Apparently, that's a good thing. Less than half of the system integrators who contributed to this study (44 percent) expect packaging to grow over the next five years. That may be why an ever smaller percentage of system integrators has chosen to serve the packaging industry over the last 15 years (see Chart 1).
This downward trend might also be a reflection of the profitability of packaging projects. Packagers who contributed to this study cited cost as their top criterion for selecting a system integrator, so the margins must be tight for the integrator who gets the job (see Chart 2).
It's not that packagers don't approve of their integrators' work. According to the study, 90 percent indicated that system integrators generally meet their needs and 79 percent said they were likely to continue working with their current system integrator on future packaging projects.
This is good news for integrators. Bob Zeigenfuse, president of System Integrator Hall of Fame enshrinee Avanceon notes that an integrator can't afford to start from scratch with a new client for every project. "We never make money on projects with new clients, because we're always re-doing things where we failed to verify and clarify the client's expectations," Zeigenfuse says.
By the third project, however, integrators and their clients understand each other better, so less of the integrators' margin is spent on rework, he says. But integrators that don't get around to that third project aren't likely to be profitable serving the packaging industry.

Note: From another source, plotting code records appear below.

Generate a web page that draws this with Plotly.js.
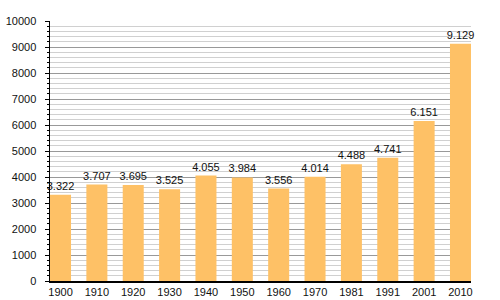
<!DOCTYPE html>
<html><head><meta charset="utf-8">
<script src="https://cdn.plot.ly/plotly-3.0.1.min.js"></script>
<style>html,body{margin:0;padding:0;background:#fff}#c{width:500px;height:300px}</style>
</head><body><div id="c"></div>
<script>
const years = ['1900','1910','1920','1930','1940','1950','1960','1970','1981','1991','2001','2010'];
const population = [3322,3707,3695,3525,4055,3984,3556,4014,4488,4741,6151,9129];
const labels = ['3.322','3.707','3.695','3.525','4.055','3.984','3.556','4.014','4.488','4.741','6.151','9.129'];

Plotly.newPlot('c', [{
  type: 'bar', x: years, y: population, text: labels,
  textposition: 'outside', cliponaxis: false, constraintext: 'none',
  textfont: {family: 'Liberation Sans, Arial, sans-serif', size: 11, color: '#111'},
  marker: {color: '#FEC166', line: {width: 0}},
  hoverinfo: 'none'
}], {
  width: 500, height: 300,
  margin: {l: 50, r: 29, t: 21, b: 19, pad: 0},
  paper_bgcolor: '#fff', plot_bgcolor: '#fff',
  bargap: 0.422,
  showlegend: false,
  font: {family: 'Liberation Sans, Arial, sans-serif', size: 11, color: '#111'},
  xaxis: {type: 'category', range: [-0.289, 11.289], showline: true, linecolor: '#000', linewidth: 1.5,
    ticks: '', showgrid: false, tickfont: {size: 11}, fixedrange: true},
  yaxis: {range: [0, 10000], dtick: 1000, tickformat: 'd', showline: true, linecolor: '#000', linewidth: 1.5,
    ticks: 'outside', ticklen: 4, tickcolor: '#000', tickwidth: 1, ticklabelstandoff: 6,
    gridcolor: '#999', gridwidth: 1, zeroline: false, tickfont: {size: 11},
    minor: {dtick: 200, showgrid: true, gridcolor: '#d0d0d0', gridwidth: 1, ticks: 'outside', ticklen: 2, tickcolor: '#000'},
    fixedrange: true}
}, {staticPlot: true});
</script></body></html>
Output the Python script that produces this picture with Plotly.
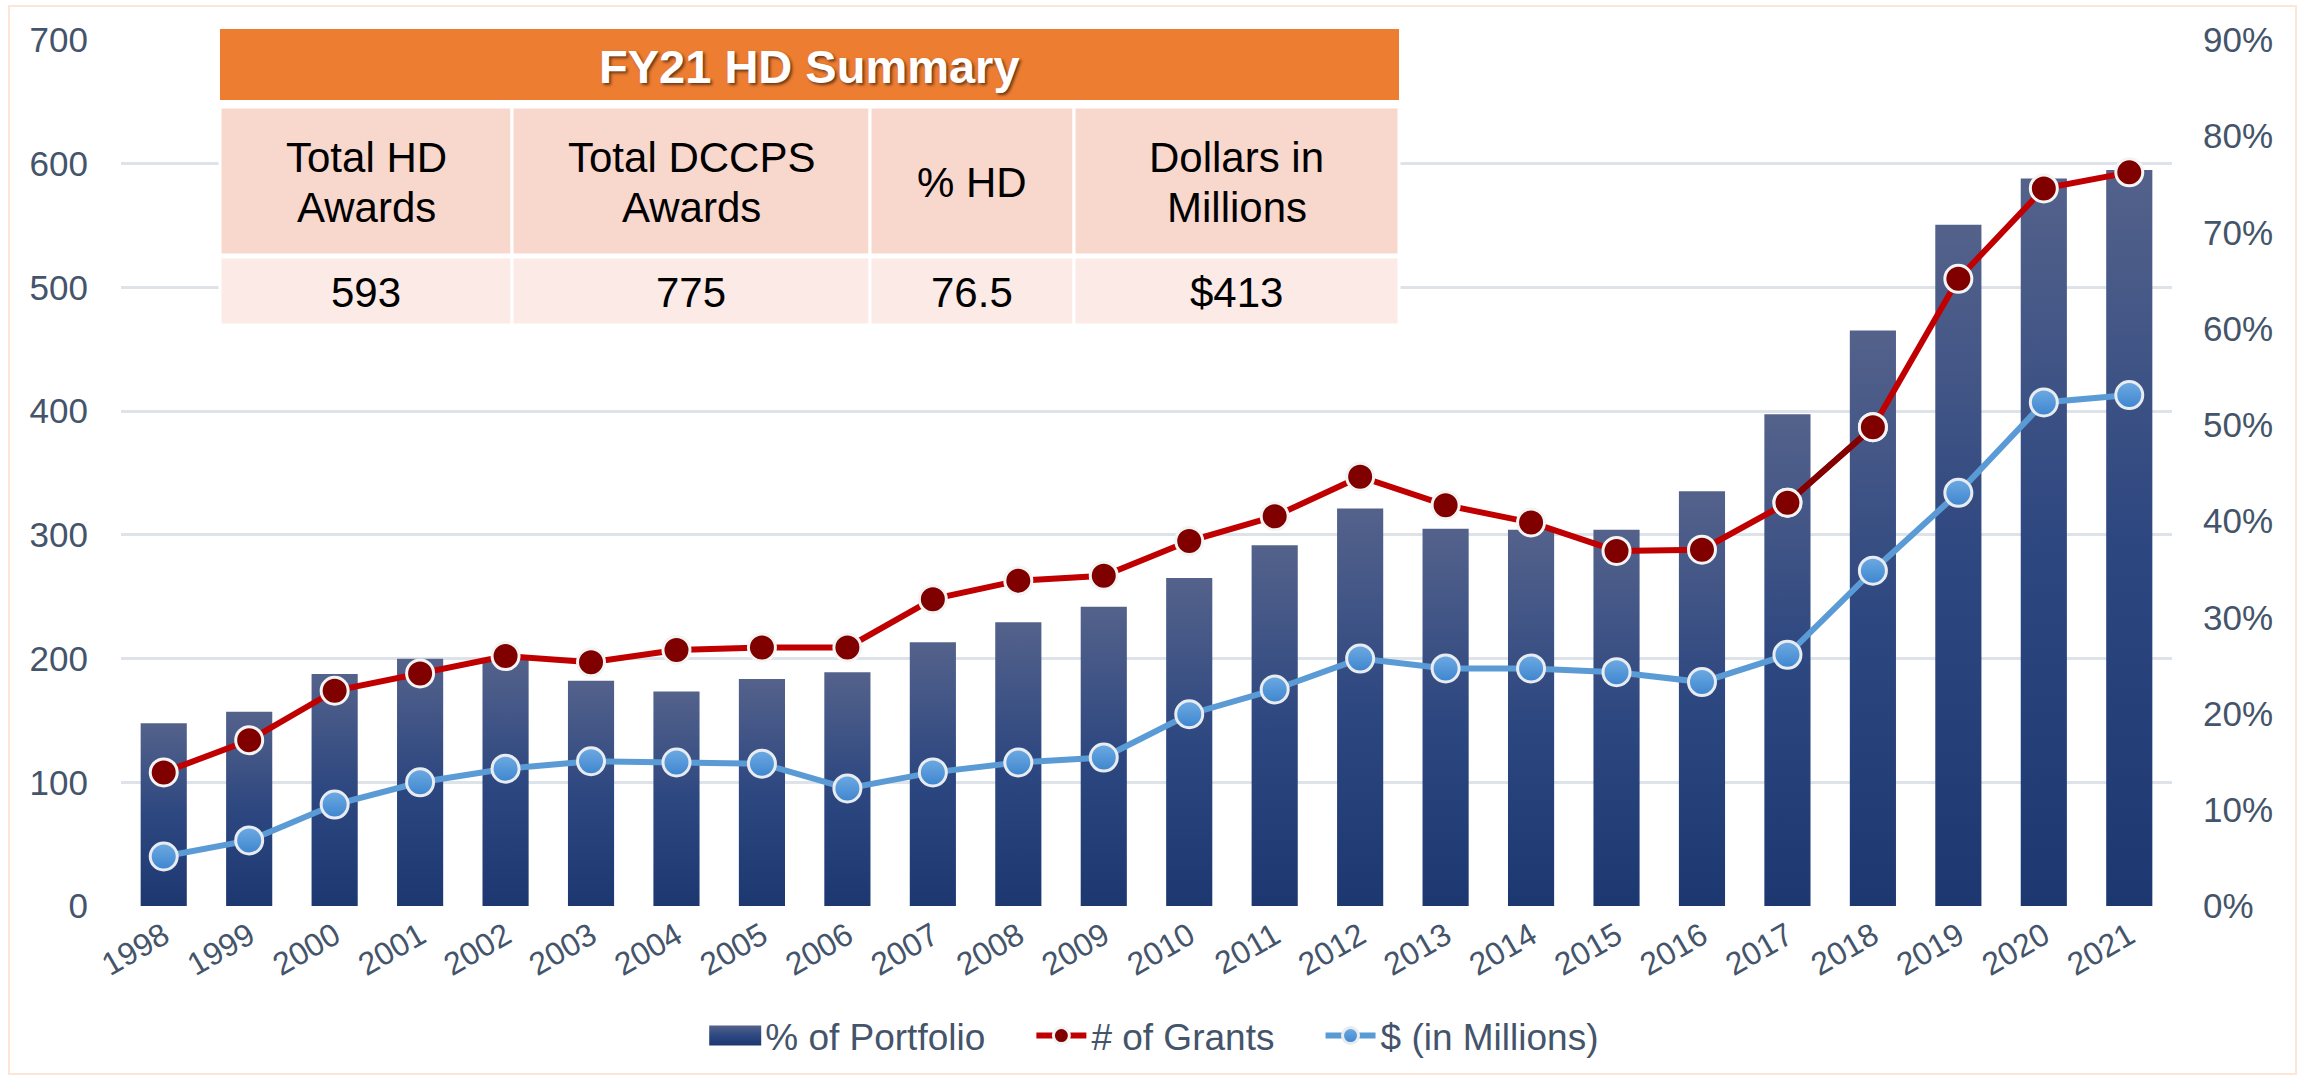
"""HD portfolio: share of portfolio, number of grants and dollars, FY1998-FY2021."""

import plotly.graph_objects as go

years = [str(y) for y in range(1998, 2022)]
portfolio_pct = [19.0, 20.2, 24.1, 25.7, 25.7, 23.4, 22.3, 23.6, 24.3, 27.4, 29.5, 31.1,
                 34.1, 37.5, 41.3, 39.2, 39.1, 39.1, 43.1, 51.1, 59.8, 70.8, 75.6, 76.5]
grants = [108, 134, 174, 188, 202, 197, 207, 209, 209, 248, 263, 267,
          295, 315, 347, 324, 310, 287, 288, 326, 387, 507, 580, 593]
dollars = [40, 53, 82, 100, 111, 117, 116, 115, 95, 108, 116, 120,
           155, 175, 200, 192, 192, 189, 181, 203, 271, 334, 407, 413]

summary_title = "FY21 HD Summary"
summary_headers = ["Total HD<br>Awards", "Total DCCPS<br>Awards", "% HD", "Dollars in<br>Millions"]
summary_values = ["593", "775", "76.5", "$413"]

FONT = "Liberation Sans, Arial, sans-serif"
TEXT = "#44546A"
GAP = "\u00a0" * 4  # extra room between legend entries

# plot area in page pixels, used to place the summary box
PX_L, PX_R, PX_T, PX_B = 121, 2172, 40, 906


def px_x(p):
    return (p - PX_L) / (PX_R - PX_L)


def px_y(p):
    return (PX_B - p) / (PX_B - PX_T)


red_marker = {"size": 27, "color": "#800000", "line": {"color": "#F4F4F4", "width": 3}}

fig = go.Figure()
fig.add_trace(go.Bar(x=years, y=portfolio_pct, name="% of Portfolio" + GAP, marker_color="#2B4680",
                     marker_line_width=0, yaxis="y"))
fig.add_trace(go.Scatter(x=years, y=grants, name="# of Grants" + GAP, mode="lines+markers", yaxis="y2",
                         line={"color": "#C00000", "width": 6}, marker=red_marker))
# Excel draws the 2017-2018 segment darker
fig.add_trace(go.Scatter(x=years[19:21], y=grants[19:21], mode="lines", yaxis="y2", showlegend=False,
                         line={"color": "#820000", "width": 6}, hoverinfo="skip"))
fig.add_trace(go.Scatter(x=years[19:21], y=grants[19:21], mode="markers", yaxis="y2", showlegend=False,
                         marker=red_marker, hoverinfo="skip"))
fig.add_trace(go.Scatter(x=years, y=dollars, name="$ (in Millions)", mode="lines+markers", yaxis="y2",
                         line={"color": "#5B9BD5", "width": 6},
                         marker={"size": 27, "color": "#6DAAE2",
                                 "gradient": {"type": "vertical", "color": "#3E85CF"},
                                 "line": {"color": "#E8ECF0", "width": 3}}))

shapes = [
    # outer frame
    dict(type="rect", xref="paper", yref="paper", x0=px_x(9), x1=px_x(2296), y0=px_y(1074), y1=px_y(6),
         line={"color": "#FCE6D8", "width": 2}, layer="below"),
    # summary title bar
    dict(type="rect", xref="paper", yref="paper", x0=px_x(220), x1=px_x(1399), y0=px_y(100), y1=px_y(29),
         fillcolor="#ED7D31", line={"width": 0}, layer="above"),
]
annotations = [
    dict(text="<b>%s</b>" % summary_title, xref="paper", yref="paper", x=px_x(809), y=px_y(66),
         xanchor="center", yanchor="middle", showarrow=False,
         font={"family": FONT, "size": 47, "color": "white", "shadow": "2px 2px 3px rgba(0,0,0,0.55)"}),
]
col_edges = [220, 512, 870, 1074, 1399]
for i in range(4):
    x0, x1 = col_edges[i], col_edges[i + 1]
    for (y0, y1, fill, txt) in ((107, 255, "#F8D7CC", summary_headers[i]), (257, 325, "#FBEAE5", summary_values[i])):
        shapes.append(dict(type="rect", xref="paper", yref="paper", x0=px_x(x0), x1=px_x(x1),
                           y0=px_y(y1), y1=px_y(y0), fillcolor=fill,
                           line={"color": "white", "width": 3}, layer="above"))
        lines = txt.split("<br>")
        for k, line in enumerate(lines):
            yc = (y0 + y1) / 2 + 1 + (k - (len(lines) - 1) / 2) * 50
            annotations.append(dict(text=line, xref="paper", yref="paper", x=px_x((x0 + x1) / 2), y=px_y(yc),
                                    xanchor="center", yanchor="middle", showarrow=False,
                                    font={"family": FONT, "size": 42, "color": "black"}))

fig.update_layout(
    width=2305, height=1079,
    margin={"l": PX_L, "r": 2305 - PX_R, "t": PX_T, "b": 1079 - PX_B},
    paper_bgcolor="white", plot_bgcolor="white",
    font={"family": FONT, "color": TEXT},
    bargap=0.46,
    showlegend=True,
    legend={"orientation": "h", "x": 0.504, "xanchor": "center", "y": px_y(1036), "yanchor": "middle",
            "font": {"size": 37, "color": TEXT}, "itemwidth": 50, "traceorder": "normal"},
    xaxis={"type": "category", "range": [-0.5, 23.5], "tickangle": -30,
           "tickfont": {"size": 32, "color": TEXT},
           "showgrid": False, "showline": False, "ticks": "", "ticklabelstandoff": 4},
    yaxis={"side": "right", "range": [0, 90], "dtick": 10, "ticksuffix": "%", "showgrid": False,
           "zeroline": False, "tickfont": {"size": 35, "color": TEXT}, "ticklabelstandoff": 30},
    yaxis2={"side": "left", "overlaying": "y", "range": [0, 700], "dtick": 100, "showgrid": True,
            "gridcolor": "#DEE3E9", "gridwidth": 2.5, "zeroline": False,
            "tickfont": {"size": 35, "color": TEXT}, "ticklabelstandoff": 32},
    shapes=shapes,
    annotations=annotations,
    hovermode="x unified",
)

# per-bar vertical gradient like the Office chart fill; page margin removed
post_script = """
document.body.style.margin = '0';
var gd = document.getElementById('{plot_id}');
function paintBars() {
  var svg = gd.querySelector('svg.main-svg');
  if (!svg) return;
  var ns = 'http://www.w3.org/2000/svg';
  if (!document.getElementById('barGrad')) {
    var defs = svg.querySelector('defs');
    var g = document.createElementNS(ns, 'linearGradient');
    g.setAttribute('id', 'barGrad');
    g.setAttribute('x1', '0'); g.setAttribute('y1', '0');
    g.setAttribute('x2', '0'); g.setAttribute('y2', '1');
    [['0', '#54628B'], ['0.5', '#2D4780'], ['1', '#1D3870']].forEach(function (s) {
      var st = document.createElementNS(ns, 'stop');
      st.setAttribute('offset', s[0]);
      st.setAttribute('stop-color', s[1]);
      g.appendChild(st);
    });
    defs.appendChild(g);
  }
  gd.querySelectorAll('.barlayer .point path').forEach(function (p) { p.style.fill = 'url(#barGrad)'; });
  var items = gd.querySelectorAll('.legend .traces');
  if (items.length) {
    items[0].querySelectorAll('.legendpoints path').forEach(function (p) {
      p.setAttribute('d', 'M26,10H-26V-10H26Z');
      p.style.fill = 'url(#barGrad)';
    });
  }
}
paintBars();
gd.on('plotly_afterplot', paintBars);
"""

fig.write_html("out.html", post_script=post_script, config={"displayModeBar": False})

Persistence also pays off from the packager's point of view. Packagers are just as averse to starting from scratch with a new integrator for every project.
After cost, the success of previous projects was their most important criteria for selecting a system integrator—tied in the study with expertise in packaging and way ahead of technical resources and general technical skills.
Referrals and word of mouth were way down on the list, though system integrators will tell you that these are their primary sources of new (versus repeat) business. Geographic proximity was also way down the list, but readers searching the online Packaging Integrator Guide(www.integratorguide.com) specified location far more than any of their other search criteria.
Then again, these readers probably don't already have integrators that they've worked with successfully, and every system integrator listed in the Packaging Integrator Guide is presumed to have expertise in packaging.